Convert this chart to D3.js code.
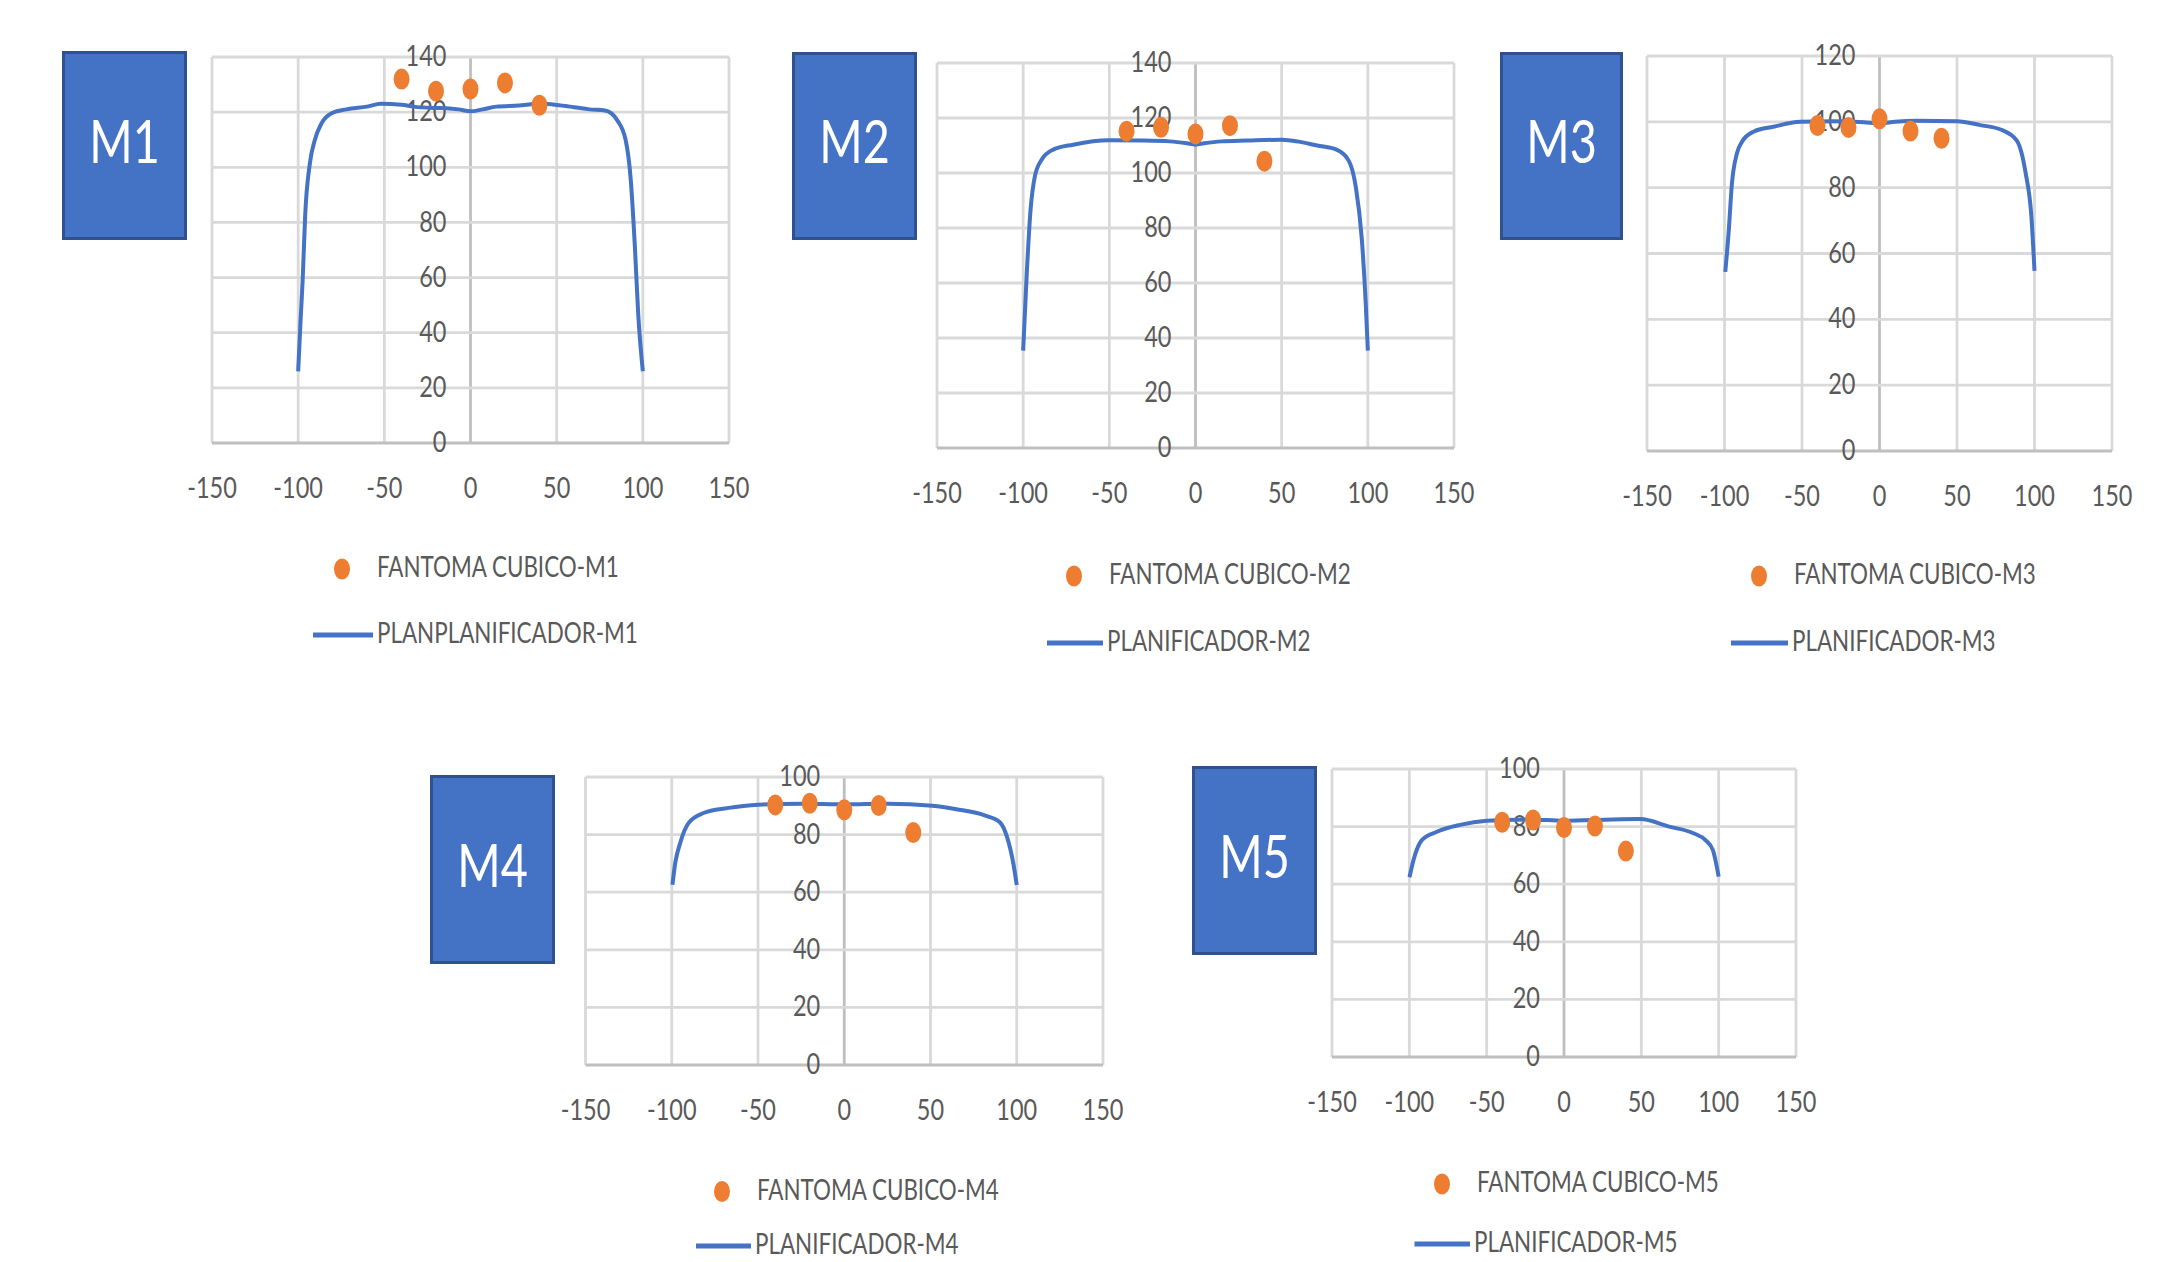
<!DOCTYPE html>
<html><head><meta charset="utf-8">
<script src="https://cdn.jsdelivr.net/npm/d3@7"></script>
<style>body{margin:0;background:#fff;} svg{display:block;}</style>
</head><body><svg id="c" width="2172" height="1262"></svg>
<script>
// ---------- DATA ----------
const xTicks = [-150, -100, -50, 0, 50, 100, 150];
const yTicks140 = [0, 20, 40, 60, 80, 100, 120, 140];
const yTicks120 = [0, 20, 40, 60, 80, 100, 120];
const yTicks100 = [0, 20, 40, 60, 80, 100];

const panelNames = ["M1", "M2", "M3", "M4", "M5"];
const dotLegend = ["FANTOMA CUBICO-M1", "FANTOMA CUBICO-M2", "FANTOMA CUBICO-M3", "FANTOMA CUBICO-M4", "FANTOMA CUBICO-M5"];
const lineLegend = ["PLANPLANIFICADOR-M1", "PLANIFICADOR-M2", "PLANIFICADOR-M3", "PLANIFICADOR-M4", "PLANIFICADOR-M5"];

const dotX = [-40, -20, 0, 20, 40];
const m1Dots = [132, 127.6, 128.4, 130.6, 122.5];
const m2Dots = [115.2, 116.6, 114.2, 117.2, 104.3];
const m3Dots = [98.9, 98.3, 100.9, 97.2, 95];
const m4Dots = [90.3, 90.9, 88.6, 90.1, 80.7];
const m5Dots = [81.5, 82.3, 79.7, 80.2, 71.5];

const m1PlanX = [-100, -98.6, -97.4, -95.9, -93.2, -90.3, -86.4, -80.6, -72, -60, -52, -40, -33, -20, -14, -7, 0, 7, 15, 28, 40, 50, 60, 69, 78, 85, 90, 93, 95.4, 97.3, 100];
const m1PlanY = [26, 44.5, 59, 83, 101.5, 110, 116, 119.6, 121, 122, 123, 122.7, 122, 121.5, 121.4, 121, 120.3, 121, 122, 122.4, 123, 122.6, 121.8, 121, 120.6, 117.2, 110, 95.4, 71, 47, 26];

const m2PlanX = [-100, -98, -95.7, -93.2, -89.3, -82.6, -71, -50, -30, -15, -5, 0, 5, 15, 30, 50, 60, 70.6, 81.8, 88.9, 93, 96.5, 98.8, 100];
const m2PlanY = [35.4, 62.4, 86.7, 98.8, 104.8, 108.5, 110.3, 111.9, 111.8, 111.5, 110.8, 110.3, 110.8, 111.5, 111.8, 112.1, 111.4, 110, 108.5, 104.5, 95, 76, 52.4, 35.4];

const m3PlanX = [-99.5, -97.4, -95.2, -92, -88.8, -81.3, -68.4, -51.2, -29.7, -10, 0, 10, 24, 50, 65, 78.6, 88.6, 94.3, 98, 100];
const m3PlanY = [54.4, 66, 81.3, 90.4, 93.9, 97, 98.5, 100, 100.2, 99.9, 99.5, 100, 100.3, 100.2, 99, 97.6, 94.3, 84.4, 71.2, 54.7];

const m4PlanX = [-99.6, -98, -95.1, -90.3, -81.6, -68, -49.7, -25, 0, 25, 51.1, 65, 81.8, 90.2, 94.4, 98, 100];
const m4PlanY = [62.6, 70.1, 77.1, 84, 87.5, 89.2, 90.4, 90.7, 90.5, 90.7, 90, 88.8, 86.6, 84.3, 79.1, 70, 62.5];

const m5PlanX = [-99.9, -97.3, -91.9, -82.2, -67.2, -50, -22, 0, 31.9, 49.2, 68, 83.7, 91.5, 96.2, 100];
const m5PlanY = [62.4, 68.4, 75.3, 78.2, 80.6, 82, 82.5, 82, 82.5, 82.6, 80, 77.7, 75.3, 71.9, 62.6];

// ---------- LAYOUT (positions only) ----------
const layout = [
  {plot:[212, 57, 729, 443], box:[62, 51, 187, 240], leg:[342, 569, 313, 373, 635]},
  {plot:[937, 63, 1454, 448], box:[792, 52, 917, 240], leg:[1074, 576, 1047, 1103, 643]},
  {plot:[1647, 56, 2112, 451], box:[1500, 52, 1623, 240], leg:[1759, 576, 1731, 1788, 643]},
  {plot:[585.5, 777, 1103, 1065], box:[430, 775, 555, 964], leg:[722, 1191.5, 696, 751, 1246]},
  {plot:[1332, 769, 1796, 1057], box:[1192, 766, 1317, 955], leg:[1442, 1184, 1414.5, 1470, 1244]}
];

const panels = [
  {yTicks: yTicks140, dots: m1Dots, px: m1PlanX, py: m1PlanY},
  {yTicks: yTicks140, dots: m2Dots, px: m2PlanX, py: m2PlanY},
  {yTicks: yTicks120, dots: m3Dots, px: m3PlanX, py: m3PlanY},
  {yTicks: yTicks100, dots: m4Dots, px: m4PlanX, py: m4PlanY},
  {yTicks: yTicks100, dots: m5Dots, px: m5PlanX, py: m5PlanY}
];

const FONT = "Lato, 'Open Sans', sans-serif";
const TXT = "#595959";
const svg = d3.select("#c");

panels.forEach((p, i) => {
  const L = layout[i];
  const [x0, y0, x1, y1] = L.plot;
  const yMax = d3.max(p.yTicks);
  const x = d3.scaleLinear().domain([-150, 150]).range([x0, x1]);
  const y = d3.scaleLinear().domain([0, yMax]).range([y1, y0]);
  const g = svg.append("g");

  // grid
  g.selectAll(".vg").data(xTicks).join("line")
    .attr("x1", d => x(d)).attr("x2", d => x(d)).attr("y1", y0).attr("y2", y1)
    .attr("stroke", d => d === 0 ? "#BFBFBF" : "#D9D9D9").attr("stroke-width", 2.8);
  g.selectAll(".hg").data(p.yTicks).join("line")
    .attr("x1", x0).attr("x2", x1).attr("y1", d => y(d)).attr("y2", d => y(d))
    .attr("stroke", d => d === 0 ? "#BFBFBF" : "#D9D9D9").attr("stroke-width", 2.8);

  // y tick labels at the x=0 axis
  g.selectAll(".yl").data(p.yTicks).join("text")
    .attr("transform", d => `translate(${x(0) - 24},${y(d) + 2}) scale(0.84,1)`)
    .attr("text-anchor", "end").attr("dominant-baseline", "middle")
    .attr("font-family", FONT).attr("font-size", 28).attr("fill", TXT)
    .text(d => d);

  // x tick labels
  g.selectAll(".xl").data(xTicks).join("text")
    .attr("transform", d => `translate(${x(d)},${y1 + 48}) scale(0.84,1)`)
    .attr("text-anchor", "middle").attr("dominant-baseline", "middle")
    .attr("font-family", FONT).attr("font-size", 28).attr("fill", TXT)
    .text(d => d);

  // plan line
  const pts = p.px.map((v, k) => [v, p.py[k]]);
  g.append("path").datum(pts)
    .attr("d", d3.line().x(d => x(d[0])).y(d => y(d[1])).curve(d3.curveMonotoneX))
    .attr("fill", "none").attr("stroke", "#4472C4").attr("stroke-width", 4)
    .attr("stroke-linejoin", "round");

  // dots
  g.selectAll(".dot").data(dotX.map((v, k) => [v, p.dots[k]])).join("ellipse")
    .attr("cx", d => x(d[0])).attr("cy", d => y(d[1]))
    .attr("rx", 8).attr("ry", 10.5).attr("fill", "#ED7D31");

  // label box
  const [bx0, by0, bx1, by1] = L.box;
  g.append("rect").attr("x", bx0 + 1.5).attr("y", by0 + 1.5)
    .attr("width", bx1 - bx0 - 3).attr("height", by1 - by0 - 3)
    .attr("fill", "#4472C4").attr("stroke", "#2F528F").attr("stroke-width", 3);
  g.append("text")
    .attr("transform", `translate(${(bx0 + bx1) / 2},${(by0 + by1) / 2 + 2}) scale(0.78,1)`)
    .attr("text-anchor", "middle").attr("dominant-baseline", "middle")
    .attr("font-family", FONT).attr("font-size", 60).attr("fill", "#fff")
    .text(panelNames[i]);

  // legend
  const [dx, dy, lx0, lx1, ly] = L.leg;
  g.append("ellipse").attr("cx", dx).attr("cy", dy).attr("rx", 8).attr("ry", 10.5).attr("fill", "#ED7D31");
  g.append("text")
    .attr("transform", `translate(${dx + 35},${dy + 1}) scale(0.8,1)`)
    .attr("dominant-baseline", "middle")
    .attr("font-family", FONT).attr("font-size", 28).attr("fill", TXT)
    .text(dotLegend[i]);
  g.append("line").attr("x1", lx0).attr("x2", lx1).attr("y1", ly).attr("y2", ly)
    .attr("stroke", "#4472C4").attr("stroke-width", 5);
  g.append("text")
    .attr("transform", `translate(${lx1 + 4},${ly + 1}) scale(0.8,1)`)
    .attr("dominant-baseline", "middle")
    .attr("font-family", FONT).attr("font-size", 28).attr("fill", TXT)
    .text(lineLegend[i]);
});
</script></body></html>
==*==
▶ **Directions**:
Reproduce exactly the run of lines that opens the listing and closes with the line holding "const m5Dots = [81.5, 82.3, 79.7, 80.2, 71.5];". Pictures are excluded.

▶ **Task output**:
Convert this chart to D3.js code.
<!DOCTYPE html>
<html><head><meta charset="utf-8">
<script src="https://cdn.jsdelivr.net/npm/d3@7"></script>
<style>body{margin:0;background:#fff;} svg{display:block;}</style>
</head><body><svg id="c" width="2172" height="1262"></svg>
<script>
// ---------- DATA ----------
const xTicks = [-150, -100, -50, 0, 50, 100, 150];
const yTicks140 = [0, 20, 40, 60, 80, 100, 120, 140];
const yTicks120 = [0, 20, 40, 60, 80, 100, 120];
const yTicks100 = [0, 20, 40, 60, 80, 100];

const panelNames = ["M1", "M2", "M3", "M4", "M5"];
const dotLegend = ["FANTOMA CUBICO-M1", "FANTOMA CUBICO-M2", "FANTOMA CUBICO-M3", "FANTOMA CUBICO-M4", "FANTOMA CUBICO-M5"];
const lineLegend = ["PLANPLANIFICADOR-M1", "PLANIFICADOR-M2", "PLANIFICADOR-M3", "PLANIFICADOR-M4", "PLANIFICADOR-M5"];

const dotX = [-40, -20, 0, 20, 40];
const m1Dots = [132, 127.6, 128.4, 130.6, 122.5];
const m2Dots = [115.2, 116.6, 114.2, 117.2, 104.3];
const m3Dots = [98.9, 98.3, 100.9, 97.2, 95];
const m4Dots = [90.3, 90.9, 88.6, 90.1, 80.7];
const m5Dots = [81.5, 82.3, 79.7, 80.2, 71.5];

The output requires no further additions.